**Provided data:**
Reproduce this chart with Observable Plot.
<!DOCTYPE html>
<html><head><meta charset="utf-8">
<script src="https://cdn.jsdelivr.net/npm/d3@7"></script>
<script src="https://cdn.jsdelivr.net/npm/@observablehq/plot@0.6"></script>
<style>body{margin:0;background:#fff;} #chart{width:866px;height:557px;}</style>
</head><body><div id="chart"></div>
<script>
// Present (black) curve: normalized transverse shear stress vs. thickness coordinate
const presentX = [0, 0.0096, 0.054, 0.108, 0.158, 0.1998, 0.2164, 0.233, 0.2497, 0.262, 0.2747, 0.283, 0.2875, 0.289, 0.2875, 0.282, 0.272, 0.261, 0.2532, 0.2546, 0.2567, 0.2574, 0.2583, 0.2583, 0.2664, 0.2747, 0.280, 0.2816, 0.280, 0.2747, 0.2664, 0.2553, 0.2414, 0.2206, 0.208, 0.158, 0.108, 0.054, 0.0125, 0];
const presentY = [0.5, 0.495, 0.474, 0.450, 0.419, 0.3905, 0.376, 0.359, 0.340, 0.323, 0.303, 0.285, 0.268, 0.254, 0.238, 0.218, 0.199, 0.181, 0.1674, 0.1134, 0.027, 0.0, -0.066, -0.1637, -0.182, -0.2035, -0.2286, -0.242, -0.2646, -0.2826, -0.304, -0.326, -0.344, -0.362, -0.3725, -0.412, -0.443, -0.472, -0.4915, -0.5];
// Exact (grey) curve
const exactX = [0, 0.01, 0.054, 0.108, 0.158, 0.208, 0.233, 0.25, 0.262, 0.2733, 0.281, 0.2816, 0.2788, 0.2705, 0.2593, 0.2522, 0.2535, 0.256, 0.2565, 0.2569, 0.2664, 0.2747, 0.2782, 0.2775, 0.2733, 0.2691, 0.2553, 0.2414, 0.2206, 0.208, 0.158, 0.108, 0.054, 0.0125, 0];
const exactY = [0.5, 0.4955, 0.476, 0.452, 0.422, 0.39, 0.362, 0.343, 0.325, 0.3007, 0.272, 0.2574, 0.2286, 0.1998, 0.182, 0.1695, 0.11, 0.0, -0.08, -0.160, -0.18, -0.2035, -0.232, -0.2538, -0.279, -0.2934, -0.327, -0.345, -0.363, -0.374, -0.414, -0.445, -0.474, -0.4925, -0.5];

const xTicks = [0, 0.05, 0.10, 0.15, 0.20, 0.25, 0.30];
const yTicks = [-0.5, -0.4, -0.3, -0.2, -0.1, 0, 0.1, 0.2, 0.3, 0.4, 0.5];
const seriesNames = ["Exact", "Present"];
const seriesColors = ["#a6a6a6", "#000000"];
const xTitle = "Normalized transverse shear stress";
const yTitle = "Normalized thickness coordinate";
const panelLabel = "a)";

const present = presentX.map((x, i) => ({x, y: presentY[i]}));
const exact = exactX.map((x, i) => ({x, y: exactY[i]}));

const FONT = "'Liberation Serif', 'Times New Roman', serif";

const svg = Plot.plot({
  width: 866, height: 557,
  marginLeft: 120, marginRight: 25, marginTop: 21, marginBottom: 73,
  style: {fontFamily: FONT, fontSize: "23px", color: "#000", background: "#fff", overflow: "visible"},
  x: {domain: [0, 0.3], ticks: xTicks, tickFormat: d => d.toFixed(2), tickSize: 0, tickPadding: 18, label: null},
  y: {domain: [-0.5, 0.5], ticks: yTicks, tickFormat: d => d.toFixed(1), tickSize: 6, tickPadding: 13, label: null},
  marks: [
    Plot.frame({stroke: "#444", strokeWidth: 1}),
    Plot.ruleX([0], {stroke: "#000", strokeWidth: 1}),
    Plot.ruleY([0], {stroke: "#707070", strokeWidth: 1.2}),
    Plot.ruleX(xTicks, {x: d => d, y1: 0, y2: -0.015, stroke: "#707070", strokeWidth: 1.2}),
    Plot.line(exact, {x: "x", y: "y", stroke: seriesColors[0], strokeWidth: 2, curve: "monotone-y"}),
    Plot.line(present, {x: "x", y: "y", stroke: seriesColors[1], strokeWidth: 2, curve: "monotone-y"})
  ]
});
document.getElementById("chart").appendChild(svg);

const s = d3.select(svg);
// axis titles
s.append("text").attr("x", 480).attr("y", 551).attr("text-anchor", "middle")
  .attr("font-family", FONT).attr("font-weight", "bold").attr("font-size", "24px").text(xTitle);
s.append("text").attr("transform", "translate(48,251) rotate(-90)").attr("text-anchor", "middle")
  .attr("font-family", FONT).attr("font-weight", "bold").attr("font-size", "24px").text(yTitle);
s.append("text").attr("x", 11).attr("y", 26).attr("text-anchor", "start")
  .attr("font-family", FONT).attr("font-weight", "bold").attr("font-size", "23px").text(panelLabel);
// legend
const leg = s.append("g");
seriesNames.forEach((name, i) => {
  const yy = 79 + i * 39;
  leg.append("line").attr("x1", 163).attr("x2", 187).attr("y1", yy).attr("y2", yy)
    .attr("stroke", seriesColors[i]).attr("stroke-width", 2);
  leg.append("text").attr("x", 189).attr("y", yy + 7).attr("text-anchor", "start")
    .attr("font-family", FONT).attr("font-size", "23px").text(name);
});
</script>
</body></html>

**Directions for this task:**
Reproduce each line holding the word "chart".

**Response to the exercise:**
Reproduce this chart with Observable Plot.
<style>body{margin:0;background:#fff;} #chart{width:866px;height:557px;}</style>
</head><body><div id="chart"></div>
document.getElementById("chart").appendChild(svg);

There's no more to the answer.